(Bloomberg) -- Warner Bros Discovery Inc. aims to release two movies and two TV series a year tied to its DC Comics characters as it seeks to reinvigorate its superhero business under new management.

Peter Safran and James Gunn, who took over as co-chief executive officers of DC Studios in November, unveiled their plans for the company’s comic book franchises at a media event on Monday. Their lineup includes the animated show Creature Commandos, a new series for the HBO Max streaming platform, as well as Superman: Legacy, a picture that will be released in theaters in July 2025. 
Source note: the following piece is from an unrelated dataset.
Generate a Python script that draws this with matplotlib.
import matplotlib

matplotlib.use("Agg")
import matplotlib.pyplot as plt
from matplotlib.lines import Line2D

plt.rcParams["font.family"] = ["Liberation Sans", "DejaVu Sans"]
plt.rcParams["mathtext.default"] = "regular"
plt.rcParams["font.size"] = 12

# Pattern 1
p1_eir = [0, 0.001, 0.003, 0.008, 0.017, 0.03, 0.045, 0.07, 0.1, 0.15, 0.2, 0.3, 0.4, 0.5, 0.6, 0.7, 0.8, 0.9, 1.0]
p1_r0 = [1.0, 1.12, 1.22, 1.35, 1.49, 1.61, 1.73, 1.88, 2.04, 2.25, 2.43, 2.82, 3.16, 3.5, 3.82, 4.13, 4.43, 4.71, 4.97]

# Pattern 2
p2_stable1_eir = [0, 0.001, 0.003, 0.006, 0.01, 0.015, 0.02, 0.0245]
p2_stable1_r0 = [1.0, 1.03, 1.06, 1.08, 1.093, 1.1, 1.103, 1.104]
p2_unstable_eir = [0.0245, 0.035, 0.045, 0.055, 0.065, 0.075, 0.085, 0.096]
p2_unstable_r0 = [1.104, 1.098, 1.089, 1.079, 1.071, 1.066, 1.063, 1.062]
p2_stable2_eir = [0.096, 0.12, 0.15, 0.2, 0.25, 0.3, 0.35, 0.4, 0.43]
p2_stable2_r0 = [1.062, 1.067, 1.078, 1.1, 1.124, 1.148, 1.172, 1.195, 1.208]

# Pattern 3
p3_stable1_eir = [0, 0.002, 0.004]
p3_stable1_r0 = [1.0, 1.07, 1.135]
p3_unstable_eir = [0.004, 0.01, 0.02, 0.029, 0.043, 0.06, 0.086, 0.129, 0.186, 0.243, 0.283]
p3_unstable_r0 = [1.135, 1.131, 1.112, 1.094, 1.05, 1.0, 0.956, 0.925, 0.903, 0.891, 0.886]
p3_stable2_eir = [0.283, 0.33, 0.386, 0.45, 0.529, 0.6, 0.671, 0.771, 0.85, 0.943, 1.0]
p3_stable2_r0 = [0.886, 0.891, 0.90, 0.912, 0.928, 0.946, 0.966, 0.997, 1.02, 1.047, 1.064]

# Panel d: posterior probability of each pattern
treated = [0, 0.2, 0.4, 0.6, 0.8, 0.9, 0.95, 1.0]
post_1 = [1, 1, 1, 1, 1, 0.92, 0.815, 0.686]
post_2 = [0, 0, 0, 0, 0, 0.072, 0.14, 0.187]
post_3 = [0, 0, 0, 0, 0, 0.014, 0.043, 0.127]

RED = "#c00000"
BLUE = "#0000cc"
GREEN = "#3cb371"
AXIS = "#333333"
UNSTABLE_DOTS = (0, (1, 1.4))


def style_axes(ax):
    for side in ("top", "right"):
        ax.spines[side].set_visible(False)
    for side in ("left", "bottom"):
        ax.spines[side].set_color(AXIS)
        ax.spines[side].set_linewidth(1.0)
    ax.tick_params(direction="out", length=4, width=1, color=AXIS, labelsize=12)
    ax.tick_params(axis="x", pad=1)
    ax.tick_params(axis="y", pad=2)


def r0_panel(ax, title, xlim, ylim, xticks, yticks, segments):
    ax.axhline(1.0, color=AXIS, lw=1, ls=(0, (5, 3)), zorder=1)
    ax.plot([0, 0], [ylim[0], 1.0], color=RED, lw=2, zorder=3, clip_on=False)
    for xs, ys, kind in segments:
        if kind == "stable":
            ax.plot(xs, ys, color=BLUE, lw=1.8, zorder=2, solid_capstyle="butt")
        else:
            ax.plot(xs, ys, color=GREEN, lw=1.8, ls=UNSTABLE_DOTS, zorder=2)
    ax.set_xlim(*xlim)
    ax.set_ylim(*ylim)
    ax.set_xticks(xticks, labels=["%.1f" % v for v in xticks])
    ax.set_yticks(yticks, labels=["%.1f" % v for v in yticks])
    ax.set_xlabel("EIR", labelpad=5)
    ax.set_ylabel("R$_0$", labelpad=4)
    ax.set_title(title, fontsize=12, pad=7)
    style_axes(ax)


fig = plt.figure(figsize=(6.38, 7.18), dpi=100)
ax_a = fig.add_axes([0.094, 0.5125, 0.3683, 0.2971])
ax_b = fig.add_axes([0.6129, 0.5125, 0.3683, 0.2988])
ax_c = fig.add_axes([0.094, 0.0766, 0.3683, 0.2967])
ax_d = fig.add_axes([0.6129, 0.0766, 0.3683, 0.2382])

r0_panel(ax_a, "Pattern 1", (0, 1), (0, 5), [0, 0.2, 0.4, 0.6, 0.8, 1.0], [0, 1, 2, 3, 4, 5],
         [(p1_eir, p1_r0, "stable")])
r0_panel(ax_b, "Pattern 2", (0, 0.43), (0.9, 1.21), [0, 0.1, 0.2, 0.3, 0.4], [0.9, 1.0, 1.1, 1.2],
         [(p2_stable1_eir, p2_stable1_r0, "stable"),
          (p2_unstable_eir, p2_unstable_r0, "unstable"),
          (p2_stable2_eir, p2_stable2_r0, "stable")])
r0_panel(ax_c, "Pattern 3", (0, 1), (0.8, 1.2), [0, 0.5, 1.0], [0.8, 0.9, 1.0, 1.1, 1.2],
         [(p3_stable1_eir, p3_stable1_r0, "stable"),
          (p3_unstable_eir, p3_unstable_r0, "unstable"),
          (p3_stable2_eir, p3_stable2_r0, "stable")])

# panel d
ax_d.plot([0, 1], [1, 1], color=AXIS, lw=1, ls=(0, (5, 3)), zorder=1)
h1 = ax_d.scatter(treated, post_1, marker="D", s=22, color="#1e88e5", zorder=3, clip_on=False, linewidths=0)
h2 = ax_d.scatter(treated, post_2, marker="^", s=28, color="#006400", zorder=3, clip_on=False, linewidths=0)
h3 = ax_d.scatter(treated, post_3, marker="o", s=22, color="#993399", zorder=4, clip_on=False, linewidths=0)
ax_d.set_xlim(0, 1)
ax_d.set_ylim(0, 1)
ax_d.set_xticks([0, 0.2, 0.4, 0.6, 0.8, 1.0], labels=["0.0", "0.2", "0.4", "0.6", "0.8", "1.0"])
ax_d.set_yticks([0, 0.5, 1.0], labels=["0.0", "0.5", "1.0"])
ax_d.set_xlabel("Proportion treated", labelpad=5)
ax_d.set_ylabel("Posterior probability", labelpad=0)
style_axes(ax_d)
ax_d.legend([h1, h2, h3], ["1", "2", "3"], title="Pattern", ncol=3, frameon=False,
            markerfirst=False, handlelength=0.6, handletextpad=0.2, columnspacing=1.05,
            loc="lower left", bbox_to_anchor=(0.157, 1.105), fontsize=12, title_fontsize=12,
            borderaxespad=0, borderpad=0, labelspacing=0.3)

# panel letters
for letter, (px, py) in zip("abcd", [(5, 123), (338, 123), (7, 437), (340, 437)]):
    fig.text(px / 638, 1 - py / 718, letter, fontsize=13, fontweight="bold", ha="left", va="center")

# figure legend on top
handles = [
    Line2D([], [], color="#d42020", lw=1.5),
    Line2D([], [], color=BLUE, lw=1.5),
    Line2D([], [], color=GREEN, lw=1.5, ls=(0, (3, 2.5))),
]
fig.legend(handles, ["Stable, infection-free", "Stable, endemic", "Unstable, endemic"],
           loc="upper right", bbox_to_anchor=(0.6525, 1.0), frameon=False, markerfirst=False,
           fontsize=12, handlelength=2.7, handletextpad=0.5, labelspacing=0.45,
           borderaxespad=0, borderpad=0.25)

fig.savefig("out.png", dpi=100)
DC’s planned films between now and then include The Flash, Blue Beetle and sequels to Aquaman and Shazam!, which are all due to be released this year. They will help set up the Superman movie, Safran and Gunn said. A picture titled The Brave & The Bold will reintroduce Batman and Robin, while Supergirl will bring back that heroine. No dates were given for those projects.
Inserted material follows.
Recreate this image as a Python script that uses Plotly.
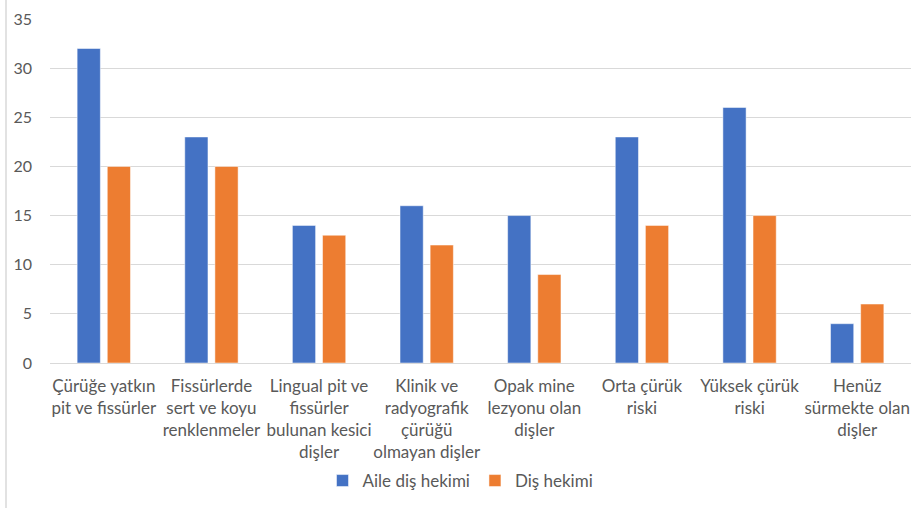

The pair are looking to duplicate the phenomenal success of Walt Disney Co.’s Marvel Studios, which turned its stable of characters into the most successful franchise in Hollywood history by weaving together interlocking stories. DC’s efforts historically have lacked that cohesion, Gunn and Safran said.

“The history of DC was pretty messed up,” Gunn said. “They were just giving away IP like they were party favors to any creators who smiled at them. We’re going to promise that everything from our first project forward is going to be unified.”

DC Exceptions

DC will still allow projects that fall outside of its superhero road map if they’re of exceptional quality or “blatantly adult,” Gunn and Safran said. They pointed to The Batman, directed by Matt Reeves, and Joker, from Todd Phillips, as recent examples. 

The reset comes after a period of tumult for DC. Ezra Miller, the lead actor in The Flash, pleaded guilty to unlawful trespassing in a Vermont burglary case earlier in January, while confusion over the future of the franchise grew after Dwayne Johnson, who played antihero Black Adam in an eponymous film released in October, sought to bring back Henry Cavill as Superman so that the two characters could duel in future films. 

Safran and Gunn ultimately chose not to pursue sequels involving that storyline and cast. Gunn said there are no plans to recast Cavill in a superhero role.

Since the merger of WarnerMedia with Discovery Inc. closed last April, David Zaslav, the CEO of the combined company, has made elevating DC properties a priority, alongside cutting a pile of roughly $50 billion in debt. In August, he canceled the nearly finished Batgirl film, which had been made for HBO Max. Safran and Gunn, who produced or directed DC films including Aquaman and The Suicide Squad, report directly to Zaslav.

“We all know what kind of revenue successful films and television of this nature drives,” Safran said. “The stakes are massive for us and for Warner Bros Discovery.”